Growth in Japan’s economy slowed to a crawl in the second quarter and analysts see more weakness ahead. The government is considering new stimulus measures including boosting graduate employment and the corporate sector, Kyodo News Agency said late on Monday, after data that testified to slowing growth in Japan’s main export destinations such as the United States and China and a stimulus-driven domestic recovery that has petered out. Against a backdrop of concerted efforts to talk down the yen after it surged to a 15-year high against the dollar last week, quarterly gross domestic product grew just 0.1 percent. That was well below the median market forecast of 2.3 percent and the United States’ 2.4 percent annualised growth in the same quarter. It followed revised 4.4 percent annualised growth in the first quarter, when both exports and a stimulus-driven recovery in consumption contributed to overall growth.
In the April-June quarter the stimulus effects have worn off, leaving exports as the sole engine of growth and with its contribution to growth halved to 0.3 percent. Prime Minister Naoto Kan and Bank of Japan Governor Masaaki Shirakawa are expected to meet later this week o discuss possible policy responses. Citing government sources, Kyodo said the growth-boosting government measures are expected to include stimulating personal consumption of eco-friendly products, helping new graduates find jobs and revitalizing small and midsize companies, Kyodo quoted the sources as saying.
The latest output figures put China ahead of Japan as the world’s second-largest economy for the quarter on a nominal dollar basis, at $1.2883 trillion against $1.3369 trillion, said Keisuke Tsumura, a parliamentary secretary at the Cabinet Office. “(But) since we have different calculations for seasonal adjustments, it would be correct and fair to compare the figures for the whole year,” Tsumura said. China’s top currency regulator said last month that his country’s economy had already overtaken Japan’s. “The economy may enter a lull late this year or early next year, or even stagnate,” said Yoshiki Shinke, senior economist, Dai-Ichi Life Research Institute. “Much depends on the performance of overseas economies.”

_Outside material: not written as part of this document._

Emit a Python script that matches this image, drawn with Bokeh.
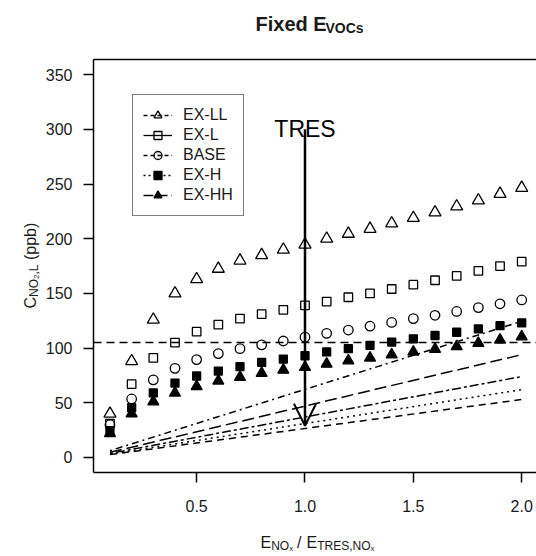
from bokeh.plotting import figure
from bokeh.models import (Range1d, LinearAxis, FixedTicker, NumeralTickFormatter,
                          Arrow, OpenHead, Label, Legend, LegendItem, ColumnDataSource)
from bokeh.embed import file_html
from bokeh.resources import INLINE
import math

# ---------------- data ----------------
x_vals = [0.1, 0.2, 0.3, 0.4, 0.5, 0.6, 0.7, 0.8, 0.9, 1.0,
          1.1, 1.2, 1.3, 1.4, 1.5, 1.6, 1.7, 1.8, 1.9, 2.0]
ex_ll = [40, 88, 126, 150, 163, 172.5, 180, 185, 190, 194.5,
         200, 204.5, 209, 214, 219, 224, 229.5, 235, 241, 246.5]
ex_l = [31, 67, 91, 105, 115, 121.5, 127, 131, 135, 139,
        142.5, 146.5, 150, 154, 158, 162, 166, 170.5, 175, 179]
base = [30, 53.5, 71, 81.5, 89.5, 95, 99.5, 103, 106.5, 110,
        113.5, 116.5, 120, 123.5, 127, 130, 133.5, 137, 140.5, 144]
ex_h = [24.5, 45.5, 59, 68, 74.5, 79, 83, 87, 90, 93,
        96.5, 99.5, 102.5, 105.5, 108.5, 111.5, 114.5, 117.5, 120.5, 123]
ex_hh = [22, 40, 51, 59, 65, 70, 73.5, 77, 80, 82.5,
         85.5, 88.5, 91, 94, 96.5, 99, 101.5, 104.5, 107.5, 110.5]

line_x = [0.1, 2.0]
line_dotdash = [6.2, 124.5]
line_longdash = [4.7, 94]
line_twodash = [3.7, 74]
line_dotted = [3.1, 62]
line_dashed = [2.65, 53]

threshold = 105
tres_x = 1.0
tres_top = 300
tres_tip = 29

y_ticks = [0, 50, 100, 150, 200, 250, 300, 350]
x_ticks = [0.5, 1.0, 1.5, 2.0]
series_names = ["EX-LL", "EX-L", "BASE", "EX-H", "EX-HH"]

FONT = "Liberation Sans"
W, H = 536, 556

# ---------------- geometry of the plotting box ----------------
BOX_X0, BOX_Y0, BOX_Y1 = 0.024, -14.0, 364.0     # data values at the box edges
BOX_L, BOX_T, BOX_B = 93.0, 58.8, 472.3          # canvas pixels of the box edges
PX_X = 216.7                                     # pixels per x unit
PX_Y = (BOX_B - BOX_T) / (BOX_Y1 - BOX_Y0)       # pixels per y unit

XMIN = BOX_X0 - BOX_L / PX_X
XMAX = BOX_X0 + (W - BOX_L) / PX_X
YMIN = BOX_Y0 - (H - BOX_B) / PX_Y
YMAX = BOX_Y1 + BOX_T / PX_Y


def dx(px):
    return BOX_X0 + (px - BOX_L) / PX_X


def dy(py):
    return BOX_Y0 + (BOX_B - py) / PX_Y


p = figure(width=W, height=H, output_backend="svg", toolbar_location=None,
           x_range=Range1d(XMIN, XMAX), y_range=Range1d(YMIN, YMAX),
           x_axis_type=None, y_axis_type=None, title=None)
p.min_border = 0
p.min_border_left = 0
p.min_border_right = 0
p.min_border_top = 0
p.min_border_bottom = 0
p.outline_line_color = None
p.xgrid.visible = False
p.ygrid.visible = False
p.background_fill_color = "white"
p.border_fill_color = "white"

# axes (drawn at the box edges)
xa = LinearAxis(ticker=FixedTicker(ticks=x_ticks), formatter=NumeralTickFormatter(format="0.0"),
                fixed_location=BOX_Y0, bounds=(BOX_X0, XMAX))
ya = LinearAxis(ticker=FixedTicker(ticks=y_ticks), fixed_location=BOX_X0,
                bounds=(BOX_Y0, BOX_Y1))
for ax, out, stand in ((xa, 10, 17), (ya, 10, 11)):
    ax.axis_line_color = "black"
    ax.axis_line_width = 1.5
    ax.major_tick_line_color = "black"
    ax.major_tick_line_width = 1.5
    ax.major_tick_out = out
    ax.major_tick_in = 0
    ax.minor_tick_line_color = None
    ax.major_label_standoff = stand
    ax.major_label_text_font = FONT
    ax.major_label_text_font_size = "16px"
    ax.major_label_text_color = "#1a1a1a"
p.add_layout(xa, "below")
p.add_layout(ya, "left")

top = LinearAxis(ticker=FixedTicker(ticks=[]), fixed_location=BOX_Y1, bounds=(BOX_X0, XMAX))
top.axis_line_color = "black"
top.axis_line_width = 1.5
top.major_tick_line_color = None
top.minor_tick_line_color = None
top.major_label_text_color = None
p.add_layout(top, "above")

# threshold line across the box
p.line([BOX_X0, XMAX], [threshold, threshold], line_color="black", line_width=1.5, line_dash="8 5")

# straight trend lines
for ys, dash in ((line_dotdash, "2 4 7 4"), (line_longdash, "12 5"), (line_twodash, "3 3 9 3"),
                 (line_dotted, "2 4"), (line_dashed, "7 5")):
    p.line(line_x, ys, line_color="black", line_width=1.5, line_dash=dash)

# points
mk = dict(line_color="black", line_width=1.3)
r_ll = p.scatter(x_vals, ex_ll, marker="triangle", size=12, fill_color=None, **mk)
r_l = p.scatter(x_vals, ex_l, marker="square", size=8.5, fill_color=None, **mk)
r_b = p.scatter(x_vals, base, marker="circle", size=9.5, fill_color=None, **mk)
r_h = p.scatter(x_vals, ex_h, marker="square", size=8, fill_color="black", **mk)
r_hh = p.scatter(x_vals, ex_hh, marker="triangle", size=11, fill_color="black", **mk)

# TRES arrow
p.add_layout(Arrow(end=OpenHead(size=22, line_width=2, line_color="black"),
                   x_start=tres_x, y_start=tres_top, x_end=tres_x, y_end=tres_tip,
                   line_width=2.5, line_color="black"))
p.add_layout(Label(x=tres_x, y=tres_top, text="TRES", text_align="center",
                   text_baseline="alphabetic", text_font=FONT, text_font_size="23px",
                   text_color="black"))

# legend
nan = float("nan")
legend_lines = []
for dash in ("4 3", "solid", "4 3", "2 3", "10 4"):
    src = ColumnDataSource(data=dict(x=[nan], y=[nan]))
    legend_lines.append(p.line("x", "y", source=src, line_color="black", line_width=1.3,
                               line_dash=dash))
items = [LegendItem(label=n, renderers=[ln, r])
         for n, ln, r in zip(series_names, legend_lines, [r_ll, r_l, r_b, r_h, r_hh])]
legend = Legend(items=items, location=(132, 340), glyph_width=29, glyph_height=20,
                label_height=20, label_standoff=11, spacing=0, padding=10, margin=0,
                label_text_font=FONT, label_text_font_size="16px", label_text_color="#1a1a1a",
                border_line_color="black", border_line_width=1.5,
                background_fill_color="white", background_fill_alpha=1.0)
p.add_layout(legend, "center")


def lab(text, px, py, size, bold=False, angle=0.0):
    p.add_layout(Label(x=dx(px), y=dy(py), text=text, text_align="left",
                       text_baseline="alphabetic", text_font=FONT, text_font_size=size,
                       text_font_style="bold" if bold else "normal", text_color="#1a1a1a",
                       angle=angle))


# title
lab("Fixed E", 255, 23, "20px", bold=True)
lab("VOCs", 325, 27, "14px", bold=True)

# x-axis label
lab("E", 260, 542, "16px")
lab("NO", 270.7, 545.5, "12px")
lab("x", 288.7, 547.5, "8px")
lab("/", 296.5, 542, "16px")
lab("E", 306, 542, "16px")
lab("TRES,NO", 316.7, 545.5, "12px")
lab("x", 370, 547.5, "8px")

# y-axis label (rotated)
A = math.pi / 2
lab("C", 29.5, 308, "16px", angle=A)
lab("NO", 33.5, 296.4, "12px", angle=A)
lab("2", 35.5, 278.4, "8px", angle=A)
lab(",L", 33.5, 274, "12px", angle=A)
lab("(ppb)", 29.5, 259.5, "16px", angle=A)

open("out.html", "w").write(file_html(p, INLINE))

Analysts added that the rise in the yen, which climbed to 84.72 per dollar, may begin to pinch export growth in the latter half of the fiscal year to next March. Late last year, the last time the yen/dollar strengthened beyond the 85 yen mark, the BOJ called an emergency meeting and announced a three-month funding scheme, a day before Shirakawa met with then-Prime Minister Yukio Hatoyama. The yen has risen steadily against the dollar since early May, gaining more than 10 percent and closing in on its 1995 record high of 79.75 per dollar, prompting markets to speculate that Tokyo might take action. But currency intervention is seen as difficult, whether jointly or alone, although market players say the risk of solo action increases the closer the yen gets to 80. Investors see a monetary policy response from the BOJ as more likely. Signs of a faltering economy put more pressure on Kan ahead of his party’s leadership vote next month in which he may face a challenge from powerbroker Ichiro Ozawa or a proxy, either of whom would be less keen to forge ahead with fiscal reform. Japan’s recovery has been spotty since emerging from its worst recession since World War Two in mid-2009.